Type Journal Article - Population and Development Review
Title Fertility Transitions in Ghana and Kenya: Trends, Determinants, and Implications for Policy and Programs
Volume 43
Issue S1
Publication (Day/Month/Year) 2017
Page numbers 289-307
URL https://www.infona.pl/resource/bwmeta1.element.wiley-padr-v-43-i-S1-padr12010
As a continent with 54 independent states, Africa's diversity is often highlighted but frequently forgotten when fertility is discussed. Fifty and more years ago, to consider that all African countries and societies had a single fertility pattern (large numbers of children) and single trend (unchanging over time) was a valid characterization. Since the 1960s, however, that uniformity has disappeared, replaced by substantial inter- and intra-country differences in fertility patterns and trends that render previous perceptions of continent-wide homogeneity obsolete.

In this chapter we consider two African countries—Ghana and Kenya—whose fertility patterns and trends, and their determinants, have been well documented (Bongaarts 2008; Garenne 2008; Machiyama 2010; Shapiro and Gebreselassie 2008; Sneeringer 2009). Both countries have benefited from regular World Fertility Surveys (WFS) and Demographic and Health Surveys (DHS) that record trends in fertility, family planning (FP), and other relevant indicators.
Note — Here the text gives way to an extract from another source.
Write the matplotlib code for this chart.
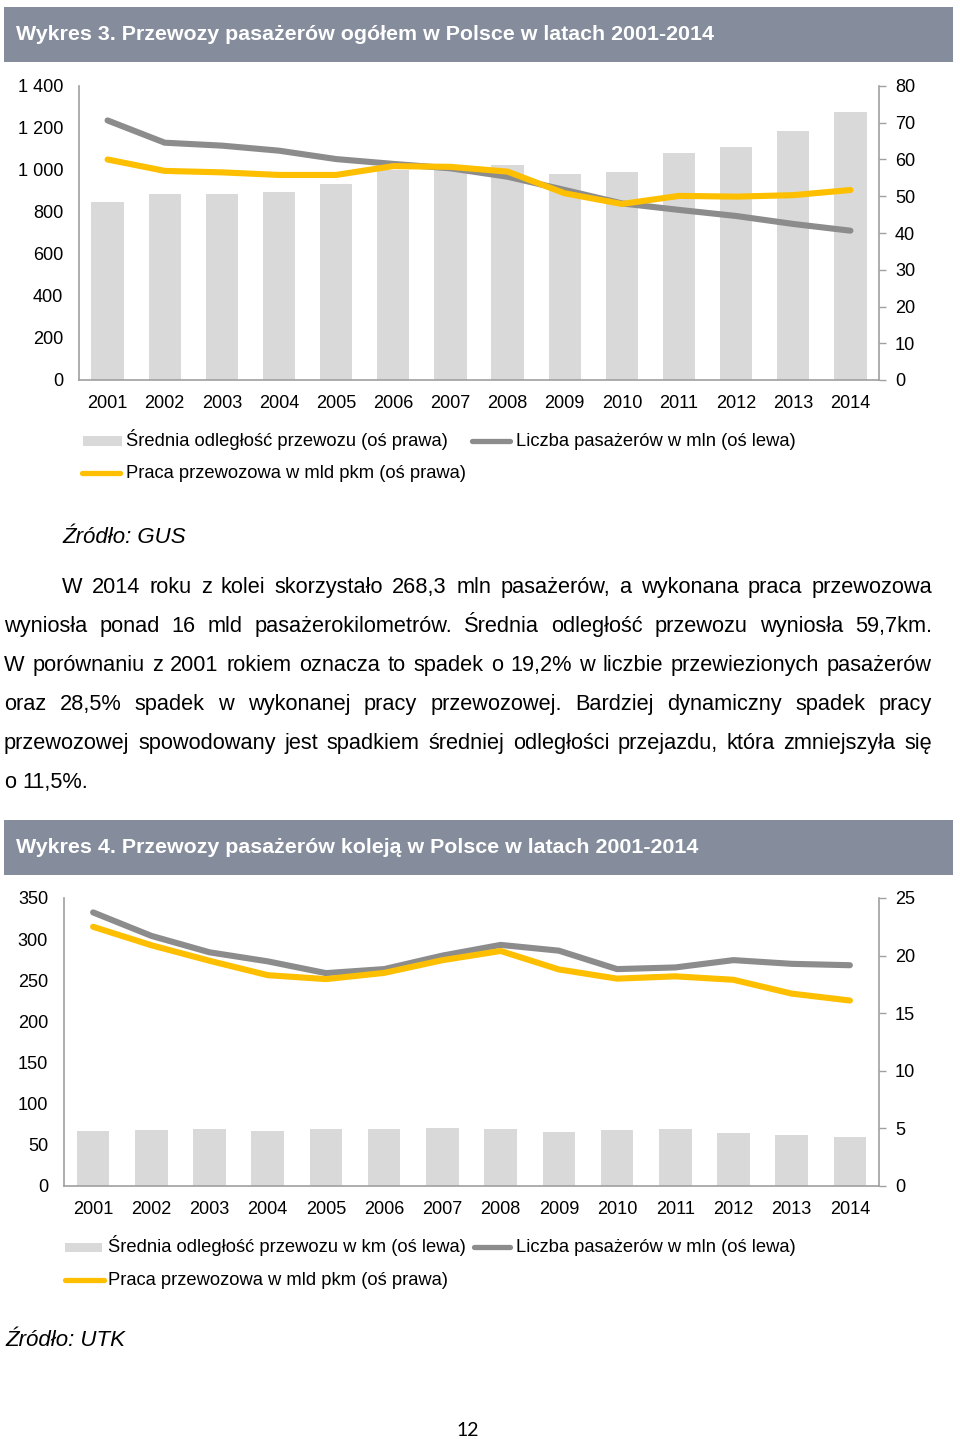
import matplotlib.pyplot as plt
from matplotlib.lines import Line2D
from matplotlib.patches import Rectangle
from matplotlib.ticker import FuncFormatter, MultipleLocator
import numpy as np

plt.rcParams["font.family"] = ["Liberation Sans", "DejaVu Sans"]

W, H = 960, 1439

years = [str(y) for y in range(2001, 2015)]

# Wykres 3 - przewozy ogółem (GUS)
total_distance_km = [48.5, 50.5, 50.6, 51.2, 53.3, 57.1, 57.2, 58.6, 56.0, 56.6, 61.9, 63.5, 67.8, 72.8]
total_passengers_mln = [1236, 1130, 1116, 1092, 1052, 1029, 1008, 968, 905, 841, 810, 781, 743, 711]
total_work_bn_pkm = [60.0, 56.9, 56.5, 55.8, 55.8, 58.2, 58.0, 56.7, 50.8, 47.9, 50.1, 49.9, 50.3, 51.7]

# Wykres 4 - przewozy koleją (UTK)
rail_distance_km = [67.3, 68.1, 69.0, 67.3, 69.3, 69.7, 70.2, 69.0, 65.7, 68.1, 69.0, 64.9, 62.0, 59.7]
rail_passengers_mln = [332.5, 304, 284, 273, 258.7, 263.6, 280, 293, 286, 263.6, 265.6, 274.5, 270, 268.3]
rail_work_bn_pkm = [22.5, 20.9, 19.55, 18.3, 17.96, 18.5, 19.6, 20.4, 18.8, 18.0, 18.2, 17.9, 16.7, 16.1]

paragraph = [
    "W 2014 roku z kolei skorzystało 268,3 mln pasażerów, a wykonana praca przewozowa",
    "wyniosła ponad 16 mld pasażerokilometrów. Średnia odległość przewozu wyniosła 59,7km.",
    "W porównaniu z 2001 rokiem oznacza to spadek o 19,2% w liczbie przewiezionych pasażerów",
    "oraz 28,5% spadek w wykonanej pracy przewozowej. Bardziej dynamiczny spadek pracy",
    "przewozowej spowodowany jest spadkiem średniej odległości przejazdu, która zmniejszyła się",
    "o 11,5%.",
]

HEADER = "#858d9d"
BAR = "#d9d9d9"
GREY = "#8c8c8c"
YELLOW = "#fdbf00"
SPINE = "#a0a0a0"
FS = 13.1        # osie
LFS = 13.2       # legenda
PFS = 15.7       # akapit


def fx(x):
    return x / W


def fy(y):
    return 1 - y / H


def box(x0, y0, x1, y1):
    return [fx(x0), fy(y1), (x1 - x0) / W, (y1 - y0) / H]


fig = plt.figure(figsize=(W / 100, H / 100), dpi=100)


def txt(x, y, s, fs, **kw):
    # y = środek wiersza w pikselach; linia bazowa nieco niżej
    return fig.text(fx(x), fy(y + 0.36 * fs), s, fontsize=fs, va="baseline", **kw)


def header(y0, y1, text):
    fig.add_artist(Rectangle((fx(4), fy(y1)), (953 - 4) / W, (y1 - y0) / H,
                             transform=fig.transFigure, color=HEADER, lw=0))
    txt(16, (y0 + y1) / 2, text, 15.4, color="white", fontweight="bold")


def base_style(ax):
    for s in ax.spines.values():
        s.set_visible(False)
    ax.tick_params(axis="both", length=0, labelsize=FS, colors="black")


def right_axis(ax, top, step):
    base_style(ax)
    ax.spines["right"].set_visible(True)
    ax.spines["right"].set_color(SPINE)
    ax.spines["right"].set_linewidth(1.2)
    ax.set_ylim(0, top)
    ax.yaxis.set_major_locator(MultipleLocator(step))
    ax.tick_params(axis="y", length=5, width=1, color=SPINE, pad=6.5,
                   labelcolor="black", labelsize=FS)


def left_axis(ax, top, step, fmt=None):
    base_style(ax)
    for side in ("left", "bottom"):
        ax.spines[side].set_visible(True)
        ax.spines[side].set_color(SPINE)
        ax.spines[side].set_linewidth(1.2)
    ax.set_ylim(0, top)
    ax.yaxis.set_major_locator(MultipleLocator(step))
    if fmt is not None:
        ax.yaxis.set_major_formatter(fmt)
    ax.tick_params(axis="y", pad=11.5)
    ax.tick_params(axis="x", pad=10.5)
    ax.set_xlim(-0.5, len(years) - 0.5)
    ax.set_xticks(np.arange(len(years)))
    ax.set_xticklabels(years)


line_kw = dict(lw=4.4, solid_capstyle="round", solid_joinstyle="round")
x = np.arange(len(years))

# ---------- Wykres 3 ----------
header(7, 62, "Wykres 3. Przewozy pasażerów ogółem w Polsce w latach 2001-2014")

ax1 = fig.add_axes(box(79, 86, 879, 380))
ax1b = ax1.twinx()
ax1y = ax1.twinx()

thousands = FuncFormatter(lambda v, p: f"{int(v):,}".replace(",", " "))
left_axis(ax1, 1400, 200, thousands)
right_axis(ax1b, 80, 10)
ax1y.set_ylim(0, 80)
ax1y.axis("off")

ax1b.bar(x, total_distance_km, width=0.565, color=BAR, lw=0)
ax1.plot(x, total_passengers_mln, color=GREY, **line_kw)
ax1y.plot(x, total_work_bn_pkm, color=YELLOW, **line_kw)

ax1b.set_zorder(1)
ax1.set_zorder(2)
ax1y.set_zorder(3)
ax1.patch.set_visible(False)

# legenda 1
fig.add_artist(Rectangle((fx(83), fy(446)), 39 / W, 10 / H, transform=fig.transFigure,
                         color=BAR, lw=0))
txt(126, 441, "Średnia odległość przewozu (oś prawa)", LFS)
fig.add_artist(Line2D([fx(472), fx(510)], [fy(441)] * 2, color=GREY, lw=3.8,
                      solid_capstyle="round"))
txt(516, 441, "Liczba pasażerów w mln (oś lewa)", LFS)
fig.add_artist(Line2D([fx(82), fx(120)], [fy(473)] * 2, color=YELLOW, lw=3.8,
                      solid_capstyle="round"))
txt(126, 473, "Praca przewozowa w mld pkm (oś prawa)", LFS)

txt(62, 537, "Źródło: GUS", 16, style="italic")

# ---------- tekst (wyjustowany) ----------
renderer = fig.canvas.get_renderer()
para_y = [587, 626, 665, 704, 743, 782]
para_x0 = [62, 4, 4, 4, 4, 4]
para_x1 = 932
for i, line in enumerate(paragraph):
    words = line.split()
    texts = [txt(0, para_y[i], w, PFS) for w in words]
    widths = [t.get_window_extent(renderer).width for t in texts]
    if i == len(paragraph) - 1:
        gap = 6.0
    else:
        gap = (para_x1 - para_x0[i] - sum(widths)) / (len(words) - 1)
    pos = para_x0[i]
    for t, wd in zip(texts, widths):
        t.set_x(fx(pos))
        pos += wd + gap

# ---------- Wykres 4 ----------
header(820, 875, "Wykres 4. Przewozy pasażerów koleją w Polsce w latach 2001-2014")

ax2 = fig.add_axes(box(64, 898, 879, 1186))
ax2r = ax2.twinx()
left_axis(ax2, 350, 50)
right_axis(ax2r, 25, 5)

ax2.bar(x, rail_distance_km, width=0.56, color=BAR, lw=0, zorder=1)
ax2.plot(x, rail_passengers_mln, color=GREY, zorder=2, **line_kw)
ax2r.plot(x, rail_work_bn_pkm, color=YELLOW, **line_kw)

# legenda 2
fig.add_artist(Rectangle((fx(65), fy(1251.5)), 37 / W, 9 / H, transform=fig.transFigure,
                         color=BAR, lw=0))
txt(108, 1247, "Średnia odległość przewozu w km (oś lewa)", LFS)
fig.add_artist(Line2D([fx(474), fx(510)], [fy(1247)] * 2, color=GREY, lw=3.8,
                      solid_capstyle="round"))
txt(516, 1247, "Liczba pasażerów w mln (oś lewa)", LFS)
fig.add_artist(Line2D([fx(65), fx(104)], [fy(1280)] * 2, color=YELLOW, lw=3.8,
                      solid_capstyle="round"))
txt(108, 1280, "Praca przewozowa w mld pkm (oś prawa)", LFS)

txt(5, 1340, "Źródło: UTK", 16, style="italic")

fig.text(fx(468), fy(1430), "12", fontsize=14, family=["Lato", "DejaVu Sans"],
         ha="center", va="center")

fig.savefig("out.png", dpi=100, facecolor="white")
The recently introduced Performance Monitoring and Accountability 2020 (PMA2020) surveys monitor progress since 2012 for the FP2020 initiative, and occasional Situation Analysis and Service Provision Assessment surveys have also detailed the readiness of the health system in both countries to make quality FP services available.

Ghana and Kenya share some common history: both have relatively strong health system legacies from the period of British colonialization; both were among the earliest countries to achieve independence; they were the first two African countries that developed policies to address population growth in the 1960s; and both have received substantial and sustained resources over several decades from many external donors and technical assistance organizations explicitly intended to increase the availability and quality of family planning services. However, they are composed of cultures that are both diverse within each country and markedly different in many ways between the two countries. The two countries demonstrate remarkably different pathways in fertility and family planning patterns and trends from the 1970s to the present. We highlight some of the key differences and similarities, explain why they have occurred, and identify insights that could inform a wider understanding of fertility transitions and the role of family planning in other African countries.